Hague will have to excuse us from our sighs of relief. One rule stands above all others in matters of privacy and national security: Never trust the intelligence agencies.

This is not because they are sneaky curtain-twitchers or malevolent spies. Intelligence agencies do vital work protecting Britain from attack and they are right to want to do their job better. It is understandable that they should want more access to information which would help them make their investigations easier and more effective. It is not their job to police themselves. That is the job of ministers and one they have singularly failed at.

Security agencies cannot be trusted to make a decision on appropriate levels of surveillance.
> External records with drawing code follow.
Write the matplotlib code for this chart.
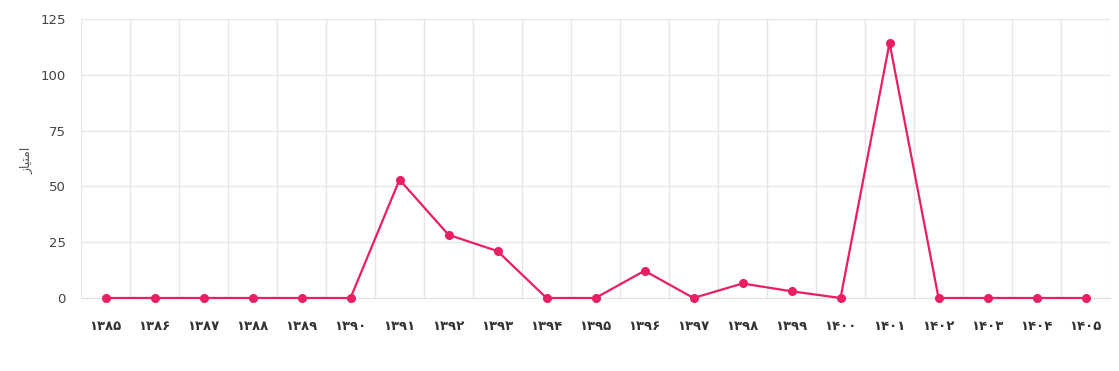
import matplotlib as mpl
mpl.use('Agg')
import matplotlib.pyplot as plt

years = ['۱۳۸۵', '۱۳۸۶', '۱۳۸۷', '۱۳۸۸', '۱۳۸۹', '۱۳۹۰', '۱۳۹۱', '۱۳۹۲', '۱۳۹۳', '۱۳۹۴', '۱۳۹۵',
         '۱۳۹۶', '۱۳۹۷', '۱۳۹۸', '۱۳۹۹', '۱۴۰۰', '۱۴۰۱', '۱۴۰۲', '۱۴۰۳', '۱۴۰۴', '۱۴۰۵']
scores = [0, 0, 0, 0, 0, 0, 53, 28.3, 21, 0, 0, 12.2, 0, 6.5, 3, 0, 114.3, 0, 0, 0, 0]
yticks = [0, 25, 50, 75, 100, 125]
# "امتیاز" written with joined presentation forms in visual order
ylabel = '\uFEAF\uFE8E\uFEF4\uFE98\uFEE3\uFE8D'

plt.rcParams['font.family'] = ['DejaVu Sans']

fig = plt.figure(figsize=(11.19, 3.71), dpi=100)
ax = fig.add_axes([0.0724, 0.1968, 0.9196, 0.752])

x = list(range(len(years)))
ax.plot(x, scores, color='#e91e63', lw=1.6, marker='o', ms=5.5, zorder=3, clip_on=False)

ax.set_xlim(-0.5, len(years) - 0.5)
ax.set_ylim(0, 125)
ax.set_yticks(yticks)
ax.set_yticklabels([str(v) for v in yticks], color='#444444', fontsize=9.5)
ax.set_xticks(x)
ax.set_xticklabels(years, color='#333333', fontsize=9.5, fontweight='bold')
ax.set_xticks([i - 0.5 for i in range(len(years) + 1)], minor=True)
ax.tick_params(axis='both', which='both', length=0)
ax.tick_params(axis='y', pad=11)
ax.tick_params(axis='x', pad=16)

ax.grid(True, axis='y', color='#e6e6e6', lw=1)
ax.grid(True, axis='x', which='minor', color='#e6e6e6', lw=1)
ax.grid(False, axis='x', which='major')
ax.set_axisbelow(True)
for s in ['top', 'right', 'left']:
    ax.spines[s].set_visible(False)
ax.spines['bottom'].set_color('#e0e0e0')

fig.text(27 / 1119, 1 - 160 / 371, ylabel, rotation=90, ha='center', va='center',
         color='#555555', fontsize=9)

plt.savefig('out.png', dpi=100)
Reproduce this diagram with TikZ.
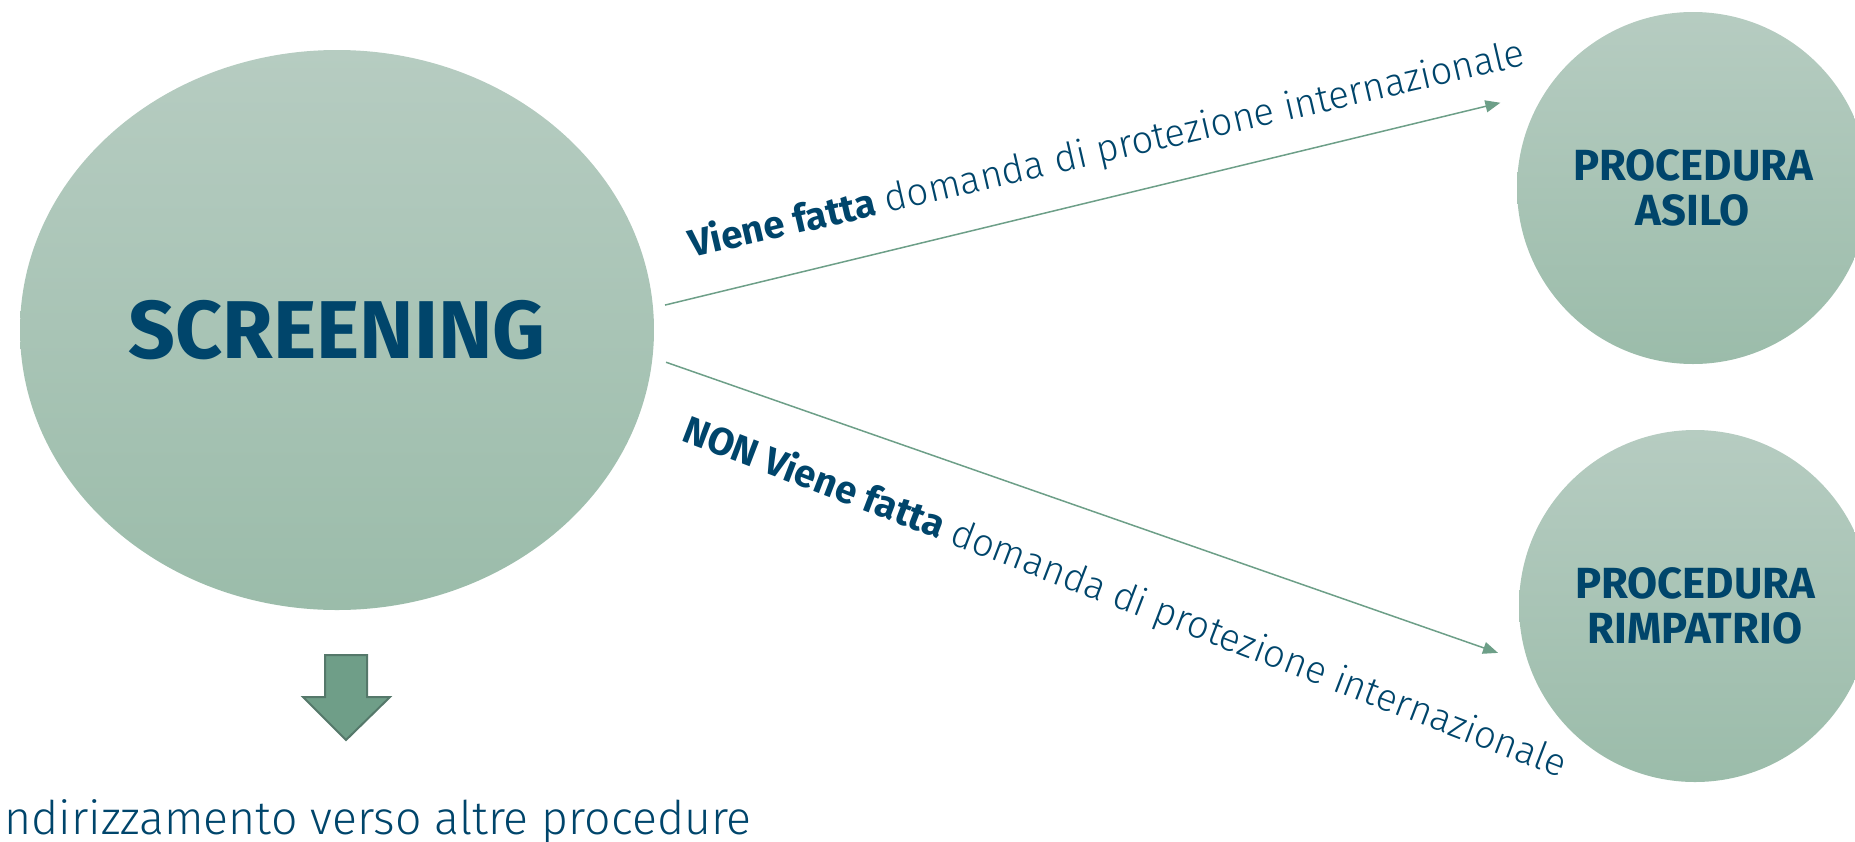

And yet, under New Labour and the coalition, they have had the ear of ministers without sufficient balance from civil liberties advocates and privacy groups.

Handing the intelligence agencies the responsibility of finding an appropriate balance between privacy and security is as foolhardy as handing it entirely to Liberty or Privacy International.

It is the job of government, parliament, the press and the public to establish how we want to balance security and privacy.

But instead the political message of recent years has been to trust the security agencies to come up with the right balance themselves. They are uniquely badly placed to do so.

You can see their dirty fingers everywhere. They are present every time the word 'trust' is used. The use of the word 'trust', or its inference, is an alarm system in debates about civil liberties and privacy.

For a long time the snoopers' charter debate had no concrete proposal behind it. Theresa May would respond to all questions with the refrain that we had to catch paedophiles and terrorists – an argument which no sane person would ever challenge. She would never respond to concrete questions about the technology to be used, so we were unable to do anything but guess what the repercussions on privacy would be.

Wherever there is a lack of concrete detail, wherever the bogeymen of paedophilia and terrorism are invoked to avoid questioning, trust is being requested. And as soon as they ask for trust, you should take a good hard look around. If you can't see who is getting screwed, it's probably you.

Trust. That is always the refrain of the security industry and its pet ministers. It is the oldest, weakest argument in the book: 'If you've nothing to hide, you've nothing to fear.'

This ignores several questions: Who decides what there is to hide and fear? Who establishes whether intelligence agencies have to hide? These are basic questions about the allocation of executive power.

Hague's statement will again ask you to trust the intelligence agencies. But they never told you about Prism and now they won't tell you how they use it. The extent to which you trust them is precisely the extent to which they violate your rights.